═══ RAW RECORDS

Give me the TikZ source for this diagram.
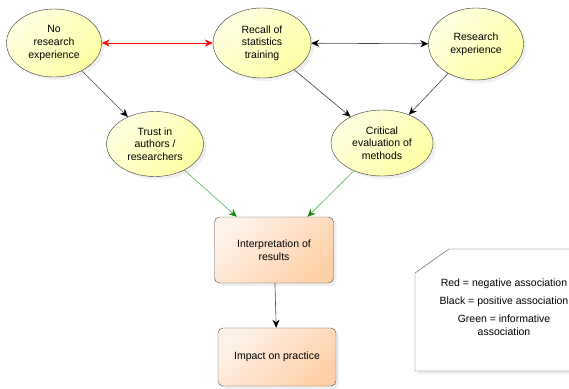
\documentclass[tikz,border=0pt]{standalone}
\usepackage{fontspec}
\setmainfont{Liberation Sans}
\usetikzlibrary{shapes.geometric, shadows, arrows.meta}
\tikzset{>={Stealth[length=8pt, width=7pt]}}
\definecolor{idealight}{RGB}{255,255,225}
\definecolor{ideadark}{RGB}{255,255,165}
\definecolor{stagelight}{RGB}{254,242,232}
\definecolor{stagedark}{RGB}{255,208,168}
\definecolor{linegrey}{RGB}{70,70,70}
\definecolor{infogreen}{RGB}{90,180,90}
\definecolor{tipgreen}{RGB}{20,130,20}

\begin{document}
\begin{tikzpicture}[x=1pt, y=-1pt, font=\fontsize{10.5}{12.7}\selectfont,
  softshadow/.style={drop shadow={opacity=0.12, shadow xshift=3pt, shadow yshift=-3pt}},
  idea/.style={ellipse, draw=black!80, softshadow, top color=idealight, bottom color=ideadark,
    shading angle=45, minimum width=95pt, minimum height=68pt, inner sep=0pt, align=center},
  stage/.style={rectangle, rounded corners=5pt, draw=black!70, softshadow, top color=stagelight,
    bottom color=stagedark, shading angle=45, minimum width=119pt, minimum height=66pt, align=center},
  posassoc/.style={<->, draw=linegrey, semithick, >={Stealth[length=8pt, width=7pt, black]}},
  cause/.style={->, draw=linegrey, semithick, >={Stealth[length=8pt, width=7pt, black]}},
  negassoc/.style={<->, draw=red, thick},
  infoassoc/.style={->, draw=infogreen, semithick, >={Stealth[length=8pt, width=7pt, tipgreen]}}]
     \useasboundingbox (0,0) rectangle (569,388);
     % ideas
     \node[idea] (noresearch) at (54,43) {No\\research\\experience};
     \node[idea, minimum width=98pt, minimum height=70pt] (recall) at (262,43) {Recall of\\statistics\\training};
     \node[idea, minimum height=72pt] (research) at (476,44) {Research\\experience};
     \node[idea, minimum width=97pt, minimum height=65pt] (trust) at (155,144) {Trust in\\authors /\\researchers};
     \node[idea, minimum width=102pt, minimum height=66pt] (critical) at (382,143) {Critical\\evaluation of\\methods};
     % stages
     \node[stage] (interp) at (274,250) {Interpretation of\\results};
     \node[stage, minimum width=118pt, minimum height=58pt] (impact) at (277,357) {Impact on practice};
     % associations
     \draw[negassoc] (noresearch) -- (recall);
     \draw[posassoc] (recall) -- (research);
     \draw[cause] (noresearch) -- (trust);
     \draw[cause] (recall) -- (critical);
     \draw[cause] (research) -- (critical);
     \draw[infoassoc] (trust) -- (interp);
     \draw[infoassoc] (critical) -- (interp);
     \draw[cause] (interp) -- (impact);
     % legend
     \draw[black!70, fill=white, softshadow] (415,273) -- (449,249) -- (590,249) -- (590,371) -- (415,371) -- cycle;
     \node (legred) at (504,284) {Red = negative association};
     \node (legblack) at (504,302) {Black = positive association};
     \node[align=center] (leggreen) at (504,325) {Green = informative\\association};
\end{tikzpicture}
\end{document}
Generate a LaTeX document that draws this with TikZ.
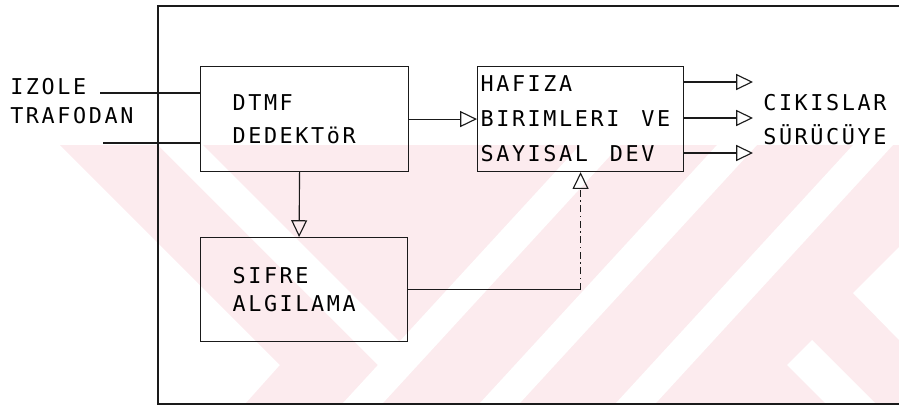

══════

### REQUIREMENT
Give every record again exactly, apart from the pictures, which stay out.

### FINISHED TASK
Give me the TikZ source for this diagram.
\documentclass[tikz,border=0pt]{standalone}
\usepackage{fontspec}
\setmainfont{Liberation Sans}
\usetikzlibrary{shapes.geometric, shadows, arrows.meta}
\tikzset{>={Stealth[length=8pt, width=7pt]}}
\definecolor{idealight}{RGB}{255,255,225}
\definecolor{ideadark}{RGB}{255,255,165}
\definecolor{stagelight}{RGB}{254,242,232}
\definecolor{stagedark}{RGB}{255,208,168}
\definecolor{linegrey}{RGB}{70,70,70}
\definecolor{infogreen}{RGB}{90,180,90}
\definecolor{tipgreen}{RGB}{20,130,20}

\begin{document}
\begin{tikzpicture}[x=1pt, y=-1pt, font=\fontsize{10.5}{12.7}\selectfont,
  softshadow/.style={drop shadow={opacity=0.12, shadow xshift=3pt, shadow yshift=-3pt}},
  idea/.style={ellipse, draw=black!80, softshadow, top color=idealight, bottom color=ideadark,
    shading angle=45, minimum width=95pt, minimum height=68pt, inner sep=0pt, align=center},
  stage/.style={rectangle, rounded corners=5pt, draw=black!70, softshadow, top color=stagelight,
    bottom color=stagedark, shading angle=45, minimum width=119pt, minimum height=66pt, align=center},
  posassoc/.style={<->, draw=linegrey, semithick, >={Stealth[length=8pt, width=7pt, black]}},
  cause/.style={->, draw=linegrey, semithick, >={Stealth[length=8pt, width=7pt, black]}},
  negassoc/.style={<->, draw=red, thick},
  infoassoc/.style={->, draw=infogreen, semithick, >={Stealth[length=8pt, width=7pt, tipgreen]}}]
     \useasboundingbox (0,0) rectangle (569,388);
     % ideas
     \node[idea] (noresearch) at (54,43) {No\\research\\experience};
     \node[idea, minimum width=98pt, minimum height=70pt] (recall) at (262,43) {Recall of\\statistics\\training};
     \node[idea, minimum height=72pt] (research) at (476,44) {Research\\experience};
     \node[idea, minimum width=97pt, minimum height=65pt] (trust) at (155,144) {Trust in\\authors /\\researchers};
     \node[idea, minimum width=102pt, minimum height=66pt] (critical) at (382,143) {Critical\\evaluation of\\methods};
     % stages
     \node[stage] (interp) at (274,250) {Interpretation of\\results};
     \node[stage, minimum width=118pt, minimum height=58pt] (impact) at (277,357) {Impact on practice};
     % associations
     \draw[negassoc] (noresearch) -- (recall);
     \draw[posassoc] (recall) -- (research);
     \draw[cause] (noresearch) -- (trust);
     \draw[cause] (recall) -- (critical);
     \draw[cause] (research) -- (critical);
     \draw[infoassoc] (trust) -- (interp);
     \draw[infoassoc] (critical) -- (interp);
     \draw[cause] (interp) -- (impact);
     % legend
     \draw[black!70, fill=white, softshadow] (415,273) -- (449,249) -- (590,249) -- (590,371) -- (415,371) -- cycle;
     \node (legred) at (504,284) {Red = negative association};
     \node (legblack) at (504,302) {Black = positive association};
     \node[align=center] (leggreen) at (504,325) {Green = informative\\association};
\end{tikzpicture}
\end{document}
Generate a LaTeX document that draws this with TikZ.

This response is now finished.